With wrongful conviction claims by inmates on the rise, the Los Angeles County district attorney’s office will be launching a task force of veteran prosecutors and criminal defense lawyers that will investigate the integrity of prior convictions.
Los Angeles County’s efforts to combat wrongful convictions make it one of a growing number of prosecutorial agencies across the country that are looking to identify and free innocent prisoners who were convicted of a crime they didn’t commit.
According to the LA Times, Dist. Atty. Jackie Lacey is requesting county supervisors to provide $1 million in funding for the new task force. Lacey’s office has said the funds are necessary to help the county keep up with increases in wrongful conviction claims as well as heightened publicity and media coverage surrounding these claims.
Innocence project groups are praising Lacey’s move, saying it sends the important message that the county will work to reverse injustice. Additionally, Los Angeles County’s initiative to reduce wrongful convictions could influence other counties throughout California to do the same.
“We have lost focus on the fact that justice means doing what is right, not what’s expedient,” says Casey Martin, Attorney, The Martin Law Firm. “Justice is about righting wrongs, and I think that the LA County Commission on wrongful convictions is a step in the right direction towards justice.”
The LA Times reports that Los Angeles County is now one of 15 counties nationwide to have created a task force devoted to investigating wrongful convictions. This extra layer of protection for criminal justice errors would be a literal life-saver in Los Angeles County, where more people are sent to California’s death row than any other county in the state.
Just last month, the county paid $8 million in a settlement with Obie Anthony, who was declared factually innocent.

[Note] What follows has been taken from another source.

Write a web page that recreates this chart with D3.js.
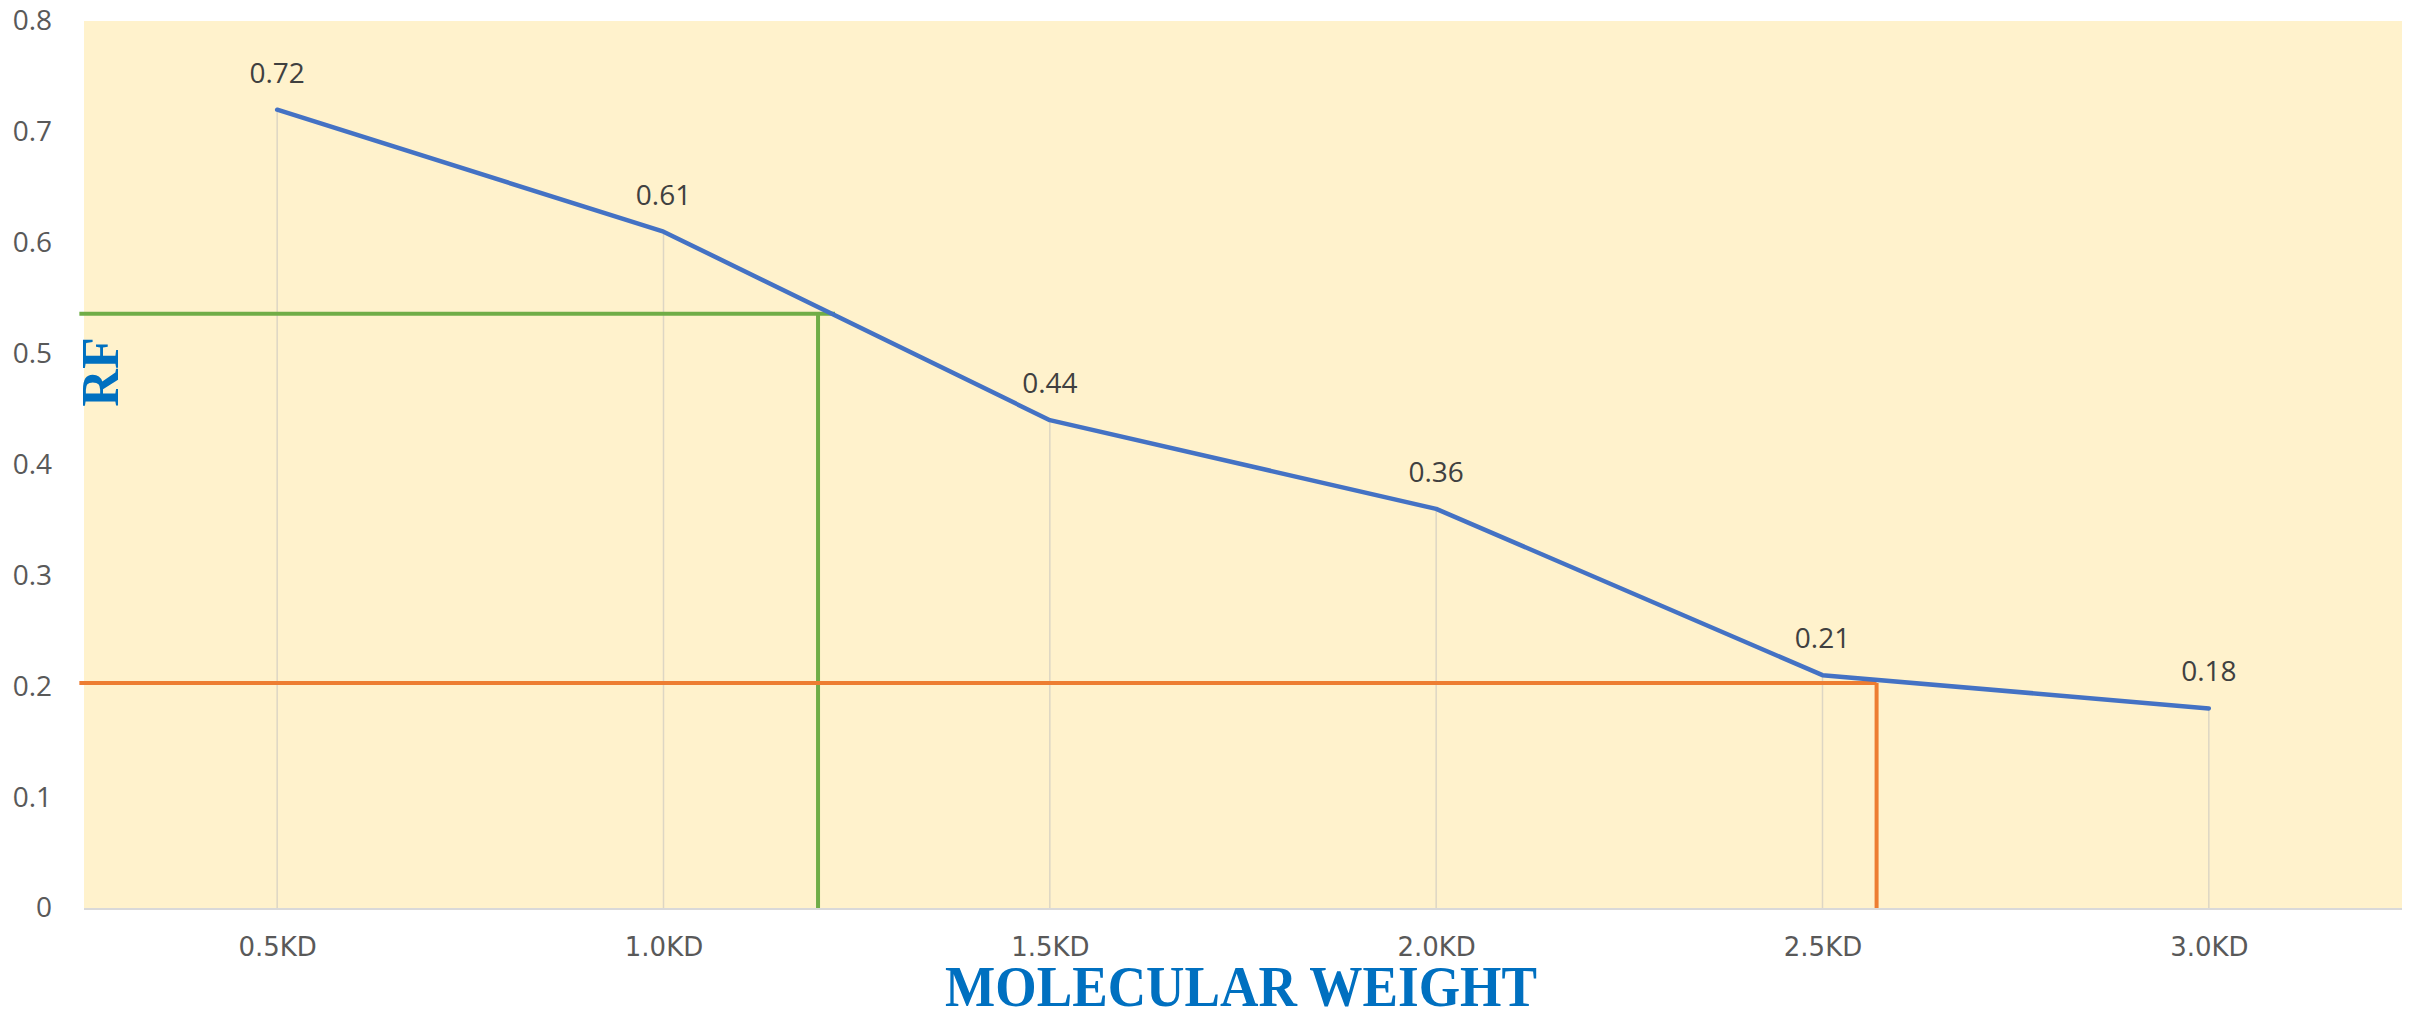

Anthony spent 17 years in prison after being convicted for a killing outside a South Los Angeles brothel.
In October, a judge overturned Susan Mellen’s murder conviction and said she had been wrongfully incarcerated for 17 years. Her conviction had been based on the testimony of a a habitual liar; the judge had remarked that “the criminal justice system failed.”
Los Angeles County Supervisor Mark Ridley-Thomas said this task force will particularly help people of color, whom judges convict at disproportionately higher rates, and keep law enforcement officials in check.
“It’s another dimension of checks and balances in the criminal justice system, which I think is sorely needed,” he told the LA Times.
Before the task force can begin its work, the county Board of Supervisors must formally approve its funding, a decision which will likely come in the next few weeks.